Marsha Cunningham -- #30862-077

15 Years - Crack Conspiracy

Marsha Cunningham, prisoner of the drug war
My name is Marsha Cunningham, and I am a nonviolent first time offender serving a 190-month sentence for possession with intent to distribute cocaine base and cocaine, aiding and abetting. I am presently at Marianna Federal Prison Camp in Marianna, Florida.

At the time of my arrest I was 26 years old. I was feeling as though I was just really beginning to live my life and accomplish certain things in life. I had a good job at a mortgage company in the foreclosure department, a nice condo, and two vehicles (one paid for). And to make my life complete, I met a man whom I fell in love with. After a while of dating, I let that man move in with me. He had the keys to my house, cars and heart.

On August 5, 1997, my entire world was turned upside down. I returned home from work that day to a house full of DEA agents. I was informed that my boyfriend had been arrested earlier during the day for drug trafficking. Then they arrested me because they found drugs in the storage compartment in the bottom of the stove.

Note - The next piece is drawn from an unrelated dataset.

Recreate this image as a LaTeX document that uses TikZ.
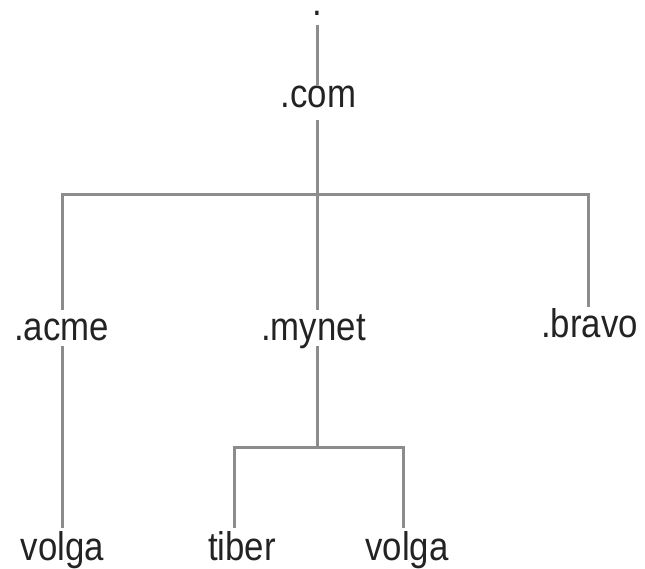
\documentclass[tikz,border=0pt]{standalone}
\usepackage{fontspec}
\setmainfont[FakeStretch=0.87]{Liberation Sans}
\definecolor{linegray}{RGB}{140,140,140}
\definecolor{txt}{RGB}{35,35,35}
\begin{document}
\begin{tikzpicture}[x=1pt,y=-1pt,
  lbl/.style={anchor=base,inner sep=0pt,text=txt,font=\fontsize{40}{44}\selectfont},
  mid/.style={lbl,text height=30pt,text depth=6pt},
  low/.style={lbl,text height=32pt,text depth=8pt},
  conn/.style={draw=linegray,line width=3pt}]
\useasboundingbox (0,0) rectangle (645,569);
\node[lbl,text height=4pt,text depth=9pt] (dot) at (317,16) {.};
\node[lbl,text height=23pt,text depth=12pt] (com) at (318.5,108) {.com};
\node[mid] (acme) at (61.5,340) {.acme};
\node[mid] (mynet) at (313.5,340) {.mynet};
\node[mid] (bravo) at (589.5,337) {.bravo};
\node[low] (volgaA) at (62.5,560) {volga};
\node[low] (tiber) at (242,560) {tiber};
\node[low] (volgaB) at (407,560) {volga};
\coordinate (j1) at (317,195);
\coordinate (j2) at (317,447);
\draw[conn] (dot.south -| j1) -- (com.north -| j1);
\draw[conn] (com.south -| j1) -- (j1);
\draw[conn] ([xshift=0.5pt]acme.north) |- (j1) -| ([xshift=-1.5pt]bravo.north);
\draw[conn] (j1) -- (j1 |- mynet.north);
\draw[conn] (j1 |- mynet.south) -- (j2);
\draw[conn] ([xshift=-8pt]tiber.north) |- (j2) -| ([xshift=-4pt]volgaB.north);
\draw[conn] ([xshift=0.5pt]acme.south) -- ([xshift=-0.5pt]volgaA.north);
\end{tikzpicture}
\end{document}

I was taken to the FBI office and questioned about the drugs. I told them that I didn't know anything about the drugs and that they were not mine. The agent told me that he knew that the drugs were not mine and that my boyfriend told him that the drugs were his. However, the agent felt like I knew where my boyfriend got the drugs. But I didn't and still don't. From lack of knowledge and having a boyfriend that I could not keep my eyes on 24 hours a day, the government punished me with a sentence of 15 years in prison.

I was found guilty by association. What society needs to realize is that I could have been anyone: their sister, daughter, mother, aunt, or grandmother. Everyone makes mistakes, and nobody knows what all goes on inside their home when they share it with someone else and are gone from home eleven hours a day.

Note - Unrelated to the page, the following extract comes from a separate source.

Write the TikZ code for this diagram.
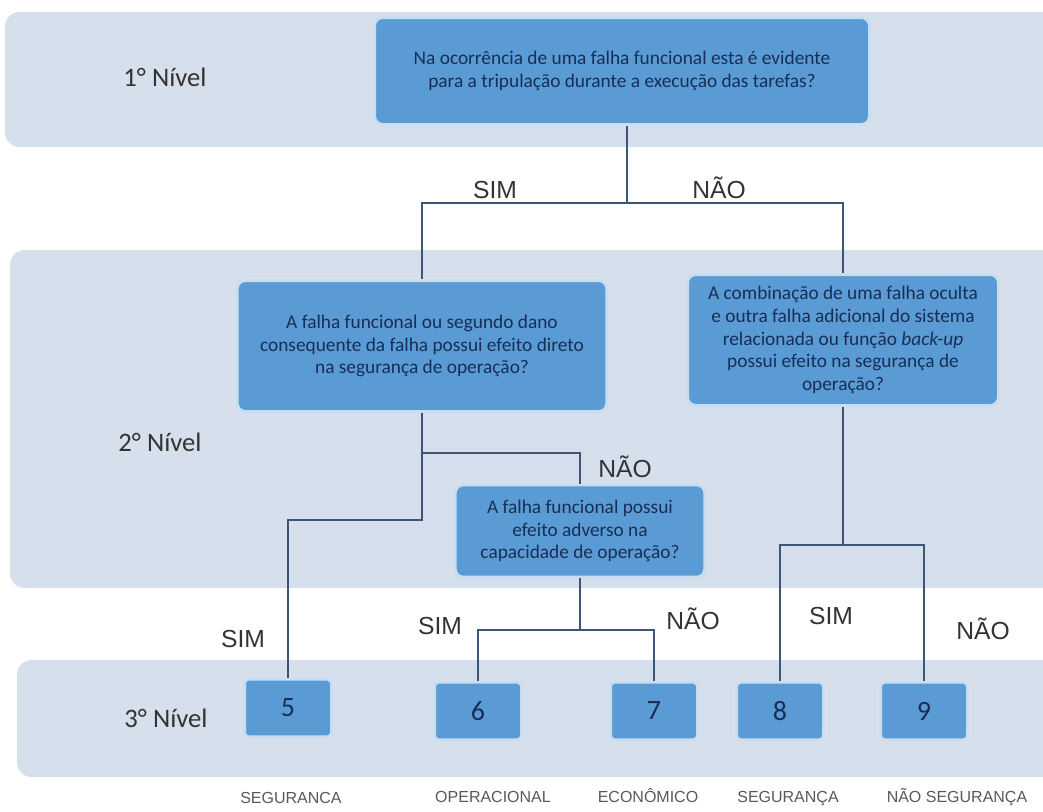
\documentclass[tikz,border=0pt]{standalone}
\usepackage{fontspec}
\setmainfont{Carlito}
\newfontfamily\arialfont{Liberation Sans}
\definecolor{corbanda}{HTML}{D6DFEC}
\definecolor{corcaixa}{HTML}{5B9BD5}
\definecolor{corborda}{HTML}{C9DDF1}
\definecolor{cortexto}{HTML}{172E55}
\definecolor{corlinha}{HTML}{3E5676}

\begin{document}
\begin{tikzpicture}
                [x=0.75pt,y=-0.75pt,
                banda/.style={fill=corbanda,rounded corners=11pt},
                caixa/.style={rectangle,rounded corners=6pt,fill=corcaixa,draw=corborda,line width=2pt,
                  text=cortexto,align=center,font=\fontsize{14.5}{17}\selectfont},
                numero/.style={caixa,rounded corners=3pt,font=\fontsize{21}{24}\selectfont,
                  minimum width=65pt,minimum height=43pt},
                nivel/.style={text=black!80,font=\fontsize{20}{22}\selectfont},
                resposta/.style={text=black!80,font=\arialfont\fontsize{18.5}{20}\selectfont,
                  text height=13.5pt,text depth=0pt},
                categoria/.style={text=black!65,font=\arialfont\fontsize{12}{14}\selectfont,
                  text height=9pt,text depth=2pt},
                linha/.style={draw=corlinha,line width=1.1pt}]
                \useasboundingbox (0,0) rectangle (1043,811);
                \clip (0,0) rectangle (1043,811);
                % faixas dos niveis
                \fill[banda] (5,12) rectangle (1080,147);
                \fill[banda] (10,250) rectangle (1080,588);
                \fill[banda] (17,660) rectangle (1080,777);
                \node[nivel] (niv1) at (165,77) {1° Nível};
                \node[nivel] (niv2) at (160,442) {2° Nível};
                \node[nivel] (niv3) at (166,718) {3° Nível};
                % perguntas
                \node[caixa,minimum width=371pt,minimum height=80pt] (q1) at (622,71)
                  {Na ocorrência de uma falha funcional esta é evidente\\para a tripulação durante a execução das tarefas?};
                \node[caixa,minimum width=277pt,minimum height=98pt] (q2) at (422,346)
                  {A falha funcional ou segundo dano\\consequente da falha possui efeito direto\\na segurança de operação?};
                \node[caixa,minimum width=233pt,minimum height=98pt] (q3) at (843,340)
                  {A combinação de uma falha oculta\\e outra falha adicional do sistema\\relacionada ou função \textit{back-up}\\possui efeito na segurança de\\operação?};
                \node[caixa,minimum width=187pt,minimum height=69pt] (q4) at (580,531)
                  {A falha funcional possui\\efeito adverso na\\capacidade de operação?};
                % resultados
                \node[numero] (n5) at (288,708) {5};
                \node[numero] (n6) at (478,711) {6};
                \node[numero] (n7) at (654,711) {7};
                \node[numero] (n8) at (780,711) {8};
                \node[numero] (n9) at (924,711) {9};
                % ligacoes
                \coordinate (j1) at (627,203);
                \coordinate (j2) at (422,453);
                \coordinate (j3) at (422,520);
                \coordinate (j4) at (580,630);
                \coordinate (j5) at (843,545);
                \draw[linha] (q1.south -| j1) -- (j1);
                \draw[linha] (j1) -| (q2);
                \draw[linha] (j1) -| (q3);
                \draw[linha] (q2.south) -- (j3) -| (n5);
                \draw[linha] (j2) -| (q4);
                \draw[linha] (q4.south) -- (j4);
                \draw[linha] (j4) -| (n6);
                \draw[linha] (j4) -| (n7);
                \draw[linha] (q3.south) -- (j5);
                \draw[linha] (j5) -| (n8);
                \draw[linha] (j5) -| (n9);
                % respostas
                \node[resposta] (s1) at (495,189) {SIM};
                \node[resposta] (r1) at (719,189) {NÃO};
                \node[resposta] (r2) at (625,468) {NÃO};
                \node[resposta] (s2) at (243,638) {SIM};
                \node[resposta] (s3) at (440,625) {SIM};
                \node[resposta] (r3) at (693,620) {NÃO};
                \node[resposta] (s4) at (831,615) {SIM};
                \node[resposta] (r4) at (983,630) {NÃO};
                % categorias
                \node[categoria] (c5) at (291,799) {SEGURANCA};
                \node[categoria] (c6) at (493,798) {OPERACIONAL};
                \node[categoria] (c7) at (648,798) {ECONÔMICO};
                \node[categoria] (c8) at (788,798) {SEGURANÇA};
                \node[categoria] (c9) at (957,798) {NÃO SEGURANÇA};
            \end{tikzpicture}
\end{document}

I agree that everyone should know everything about whom they love and sleep with. But the truth is we don't. We tell each other what we want them to know. I always thought that I was protected by the Constitution. I thought that because of due process of law, no one could be convicted if there was even just a shadow of a doubt.

In my case the government assumed that because my boyfriend was a drug dealer, lived with me, and drove my car that I knew what he was doing. Therefore, I am guilty of the same crime, possession with the intent to distribute cocaine and cocaine base. But other than my boyfriend living with me, and driving my car, there was nothing to link me to his illegal activity. I was never seen by DEA agents with my boyfriend at any of the drug transactions, and there were no drug sales conducted out of my home. I never took any phone messages for him. The fact is he never conducted his illegal activities in my presence.

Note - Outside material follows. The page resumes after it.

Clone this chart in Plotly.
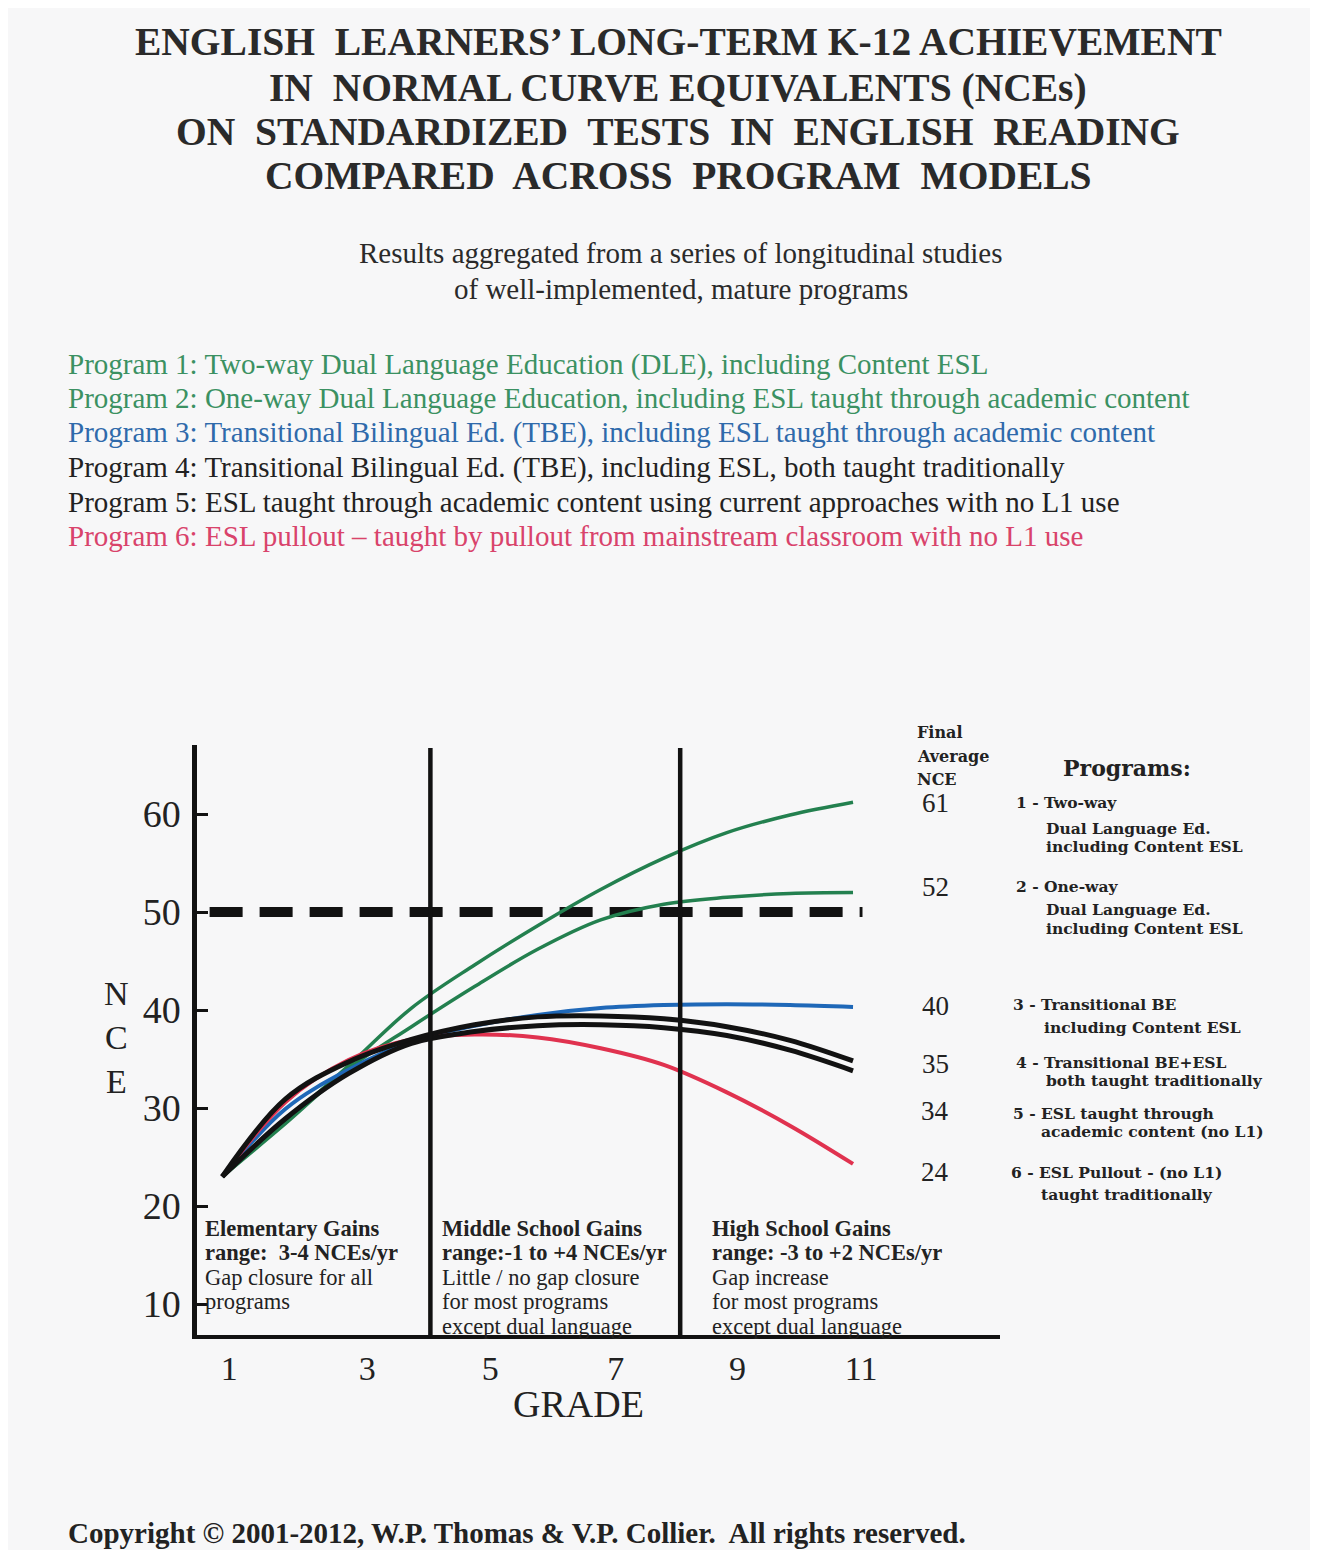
import plotly.graph_objects as go

# ---------------- data ----------------
grades = [1, 2, 3, 4, 5, 6, 7, 8, 9, 10, 11]
p1_two_way_dle = [23.0, 28.6, 34.3, 40.2, 44.6, 48.6, 52.3, 55.5, 58.1, 59.9, 61.2]
p2_one_way_dle = [23.0, 28.4, 34.0, 38.3, 42.4, 46.2, 49.2, 50.8, 51.5, 51.9, 52.0]
p3_tbe_content = [23.0, 29.9, 33.9, 36.8, 38.4, 39.5, 40.2, 40.5, 40.6, 40.5, 40.3]
p4_tbe_trad = [23.0, 30.9, 34.7, 37.0, 38.5, 39.3, 39.4, 39.1, 38.3, 36.9, 34.8]
p5_esl_content = [23.0, 28.9, 33.5, 36.6, 37.8, 38.4, 38.5, 38.2, 37.4, 35.9, 33.8]
p6_esl_pullout = [23.0, 30.6, 34.9, 37.0, 37.5, 37.2, 36.1, 34.4, 31.6, 28.2, 24.3]

final_nce = ["61", "52", "40", "35", "34", "24"]
y_ticks = [10, 20, 30, 40, 50, 60]
x_tick_labels = ["1", "3", "5", "7", "9", "11"]
norm_nce = 50
school_boundaries = [4.30, 8.26]

title_lines = [
    "ENGLISH  LEARNERS\u2019 LONG-TERM K-12 ACHIEVEMENT",
    "IN  NORMAL CURVE EQUIVALENTS (NCEs)",
    "ON  STANDARDIZED  TESTS  IN  ENGLISH  READING",
    "COMPARED  ACROSS  PROGRAM  MODELS",
]
subtitle_lines = [
    "Results aggregated from a series of longitudinal studies",
    "of well-implemented, mature programs",
]
program_lines = [
    "Program 1: Two-way Dual Language Education (DLE), including Content ESL",
    "Program 2: One-way Dual Language Education, including ESL taught through academic content",
    "Program 3: Transitional Bilingual Ed. (TBE), including ESL taught through academic content",
    "Program 4: Transitional Bilingual Ed. (TBE), including ESL, both taught traditionally",
    "Program 5: ESL taught through academic content using current approaches with no L1 use",
    "Program 6: ESL pullout \u2013 taught by pullout from mainstream classroom with no L1 use",
]
legend_items = [
    ["1 - Two-way", "Dual Language Ed.", "including Content ESL"],
    ["2 - One-way", "Dual Language Ed.", "including Content ESL"],
    ["3 - Transitional BE", "including Content ESL"],
    ["4 - Transitional BE+ESL", "both taught traditionally"],
    ["5 - ESL taught through", "academic content (no L1)"],
    ["6 - ESL Pullout - (no L1)", "taught traditionally"],
]
sections = [
    ["Elementary Gains", "range:  3-4 NCEs/yr", "Gap closure for all", "programs"],
    ["Middle School Gains", "range:-1 to +4 NCEs/yr", "Little / no gap closure", "for most programs", "except dual language"],
    ["High School Gains", "range: -3 to +2 NCEs/yr", "Gap increase", "for most programs", "except dual language"],
]
copyright_text = "Copyright \u00a9 2001-2012, W.P. Thomas & V.P. Collier.  All rights reserved."

# ---------------- layout helpers ----------------
OFF = 8                      # page body margin of the html page
W, H = 1318 - OFF, 1550 - OFF
PL, PR, PT, PB = 197, 1000, 745, 1335  # plot area in page pixels
SERIF = "Liberation Serif, Times New Roman, serif"
WIDE = "DejaVu Serif, serif"
BG = "#f7f7f8"
GREEN = "#23804f"
BLUE = "#1f68b8"
BLACK = "#121212"
RED = "#e0324f"


def px(x):
    return (x - PL) / (PR - PL)


def py(y):
    return (PB - y) / (PB - PT)


fig = go.Figure()

series = [
    (p1_two_way_dle, GREEN, 3.5),
    (p2_one_way_dle, GREEN, 3.5),
    (p3_tbe_content, BLUE, 4),
    (p6_esl_pullout, RED, 4),
    (p4_tbe_trad, BLACK, 5),
    (p5_esl_content, BLACK, 5),
]
for vals, col, w in series:
    fig.add_trace(go.Scatter(x=grades, y=vals, mode="lines",
                             line=dict(color=col, width=w, shape="spline", smoothing=1.0),
                             showlegend=False, hoverinfo="x+y"))

shapes = []
shapes.append(dict(type="line", xref="x", yref="y", x0=0.80, x1=11.15, y0=norm_nce, y1=norm_nce,
                   line=dict(color=BLACK, width=10, dash="33px,17px"), layer="below"))
for b in school_boundaries:
    shapes.append(dict(type="line", xref="x", yref="paper", x0=b, x1=b, y0=0, y1=py(748),
                       line=dict(color=BLACK, width=4.5)))

ann = []


def text(x, y, s, size, color="#1a1a1a", bold=False, anchor="left", yanchor="middle", family=SERIF):
    if bold:
        s = "<b>" + s + "</b>"
    ann.append(dict(xref="paper", yref="paper", x=px(x), y=py(y), text=s, showarrow=False,
                    xanchor=anchor, yanchor=yanchor,
                    font=dict(family=family, size=size, color=color)))


for s, y in zip(title_lines, [42, 88, 132, 176]):
    text(678, y, s, 39.5, "#2a2a2a", bold=True, anchor="center")
for s, y in zip(subtitle_lines, [253, 289]):
    text(681, y, s, 29, "#2a2a2a", anchor="center")
prog_colors = ["#3b9162", "#3b9162", "#2f6aab", "#222222", "#222222", "#d9436b"]
for s, y, c in zip(program_lines, [364, 398, 433, 467, 502, 536], prog_colors):
    text(66, y, s, 29, c)

text(116, 1037, "N<br>C<br>E", 34, "#222222", anchor="center")
text(578, 1404, "GRADE", 38, "#222222", anchor="center")

for s, y in zip(["Final", "Average", "NCE"], [732, 756, 779]):
    text(915, y, s, 16, "#222222", bold=True, family=WIDE)
for s, y in zip(final_nce, [803, 887, 1006, 1064, 1111, 1172]):
    text(935, y, s, 27, "#222222", anchor="center")
text(1127, 768, "Programs:", 22, "#222222", bold=True, anchor="center", family=WIDE)
legend_pos = [
    [(1014, 802), (1044, 828), (1044, 846)],
    [(1014, 886), (1044, 909), (1044, 928)],
    [(1011, 1004), (1042, 1027)],
    [(1014, 1062), (1044, 1080)],
    [(1011, 1113), (1039, 1131)],
    [(1009, 1172), (1039, 1194)],
]
for lines, poss in zip(legend_items, legend_pos):
    for s, (x, y) in zip(lines, poss):
        text(x, y, s, 15.5, "#222222", bold=True, family=WIDE)

sec_x = [203, 440, 710]
for lines, x in zip(sections, sec_x):
    for i, s in enumerate(lines):
        y = 1228 + i * 24.5
        text(x, y, s, 22.5, "#222222", bold=(i < 2))

text(66, 1533, copyright_text, 29, "#222222", bold=True)

# x tick positions (slightly to the right of each grade, as in the original)
tick_pos = [1.11, 3.30, 5.25, 7.24, 9.17, 11.13]

fig.update_layout(
    width=W, height=H,
    margin=dict(l=PL - OFF, r=W - (PR - OFF), t=PT - OFF, b=H - (PB - OFF), pad=0),
    paper_bgcolor=BG, plot_bgcolor=BG,
    showlegend=False,
    shapes=shapes, annotations=ann,
    xaxis=dict(range=[0.60, 13.33], showgrid=False, zeroline=False,
               showline=True, linecolor=BLACK, linewidth=4,
               tickvals=tick_pos, ticktext=x_tick_labels, ticks="",
               tickfont=dict(family=SERIF, size=34, color="#222222"),
               ticklabelstandoff=0),
    yaxis=dict(range=[6.84, 67.04], showgrid=False, zeroline=False,
               showline=True, linecolor=BLACK, linewidth=4.5,
               tickvals=y_ticks, ticks="inside", ticklen=11, tickwidth=3, tickcolor=BLACK,
               tickfont=dict(family=SERIF, size=38, color="#222222"),
               ticklabelstandoff=4),
)

fig.write_html("out.html")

If I was suspected of assisting him in his illegal activity, why wasn't I put under the same surveillance as my boyfriend? Why was my name not on the search warrant to my apartment? Why was I not even mentioned in the search warrant? At my trial the DEA agent testified that they knew about me, but I was never put under surveillance because there was no need. They knew who the drug dealer was. And he is serving a 17-year prison sentence, two years more than I am!

The criminal justice system thought that harsher sentences under the mandatory minimum sentencing would help win the war against drugs, but it isn't. All it is doing is locking up more people, and causing children to grow up without mothers and fathers. Society needs to realize that our legal system has failed. We all know that society cannot operate without law and order. But what all people need to realize is that the criminal justice system is a big business. Until society addresses the causes of why they are building more prisons and locking up more people, the legal system is going to continue to lock up even more people. First, the legal system has to admit that what has been tried has failed.

There are a lot of people incarcerated now with lengthy sentences and not because they were kingpins in big drug rings. Many were just friends, girlfriends, or wives of mid-level or street level drug dealers. Some people locked up were drug users and need to be in a drug rehab and not in prison for many years.

The criminal justice system is getting richer by incarcerating us for many years. It is costing the Bureau of Prison $25,000.00 a year to incarcerate me. And I am expected to be here 15 years. And who is paying for this? The taxpayers, and every new prison is costing middle class America plenty! America spends more money to incarcerate than they do to educate.

Right now the people who are least culpable of committing a crime are the ones doing the most time. Drug addicts are doing more time than their supplier instead of being in rehab to help them kick their addiction. Murderers, rapists, child abusers, and robbers are doing less time than first time nonviolent drug offenders. Because of mandatory minimum sentencing policies, people who have never been in any type of trouble are serving long prison sentences for non-violent crimes that they themselves did not actually commit.

It does not matter what your station in life is, or how much money you have acquired. Nobody is immune to crime. It can touch every social class. Drugs are a problem in America, but the mandatory, minimum sentences of ten years to life or 'three strikes you're out' are not the answer. How many billions of dollars of the taxpayers' money is America going to waste while the problem continues unaddressed and unsolved.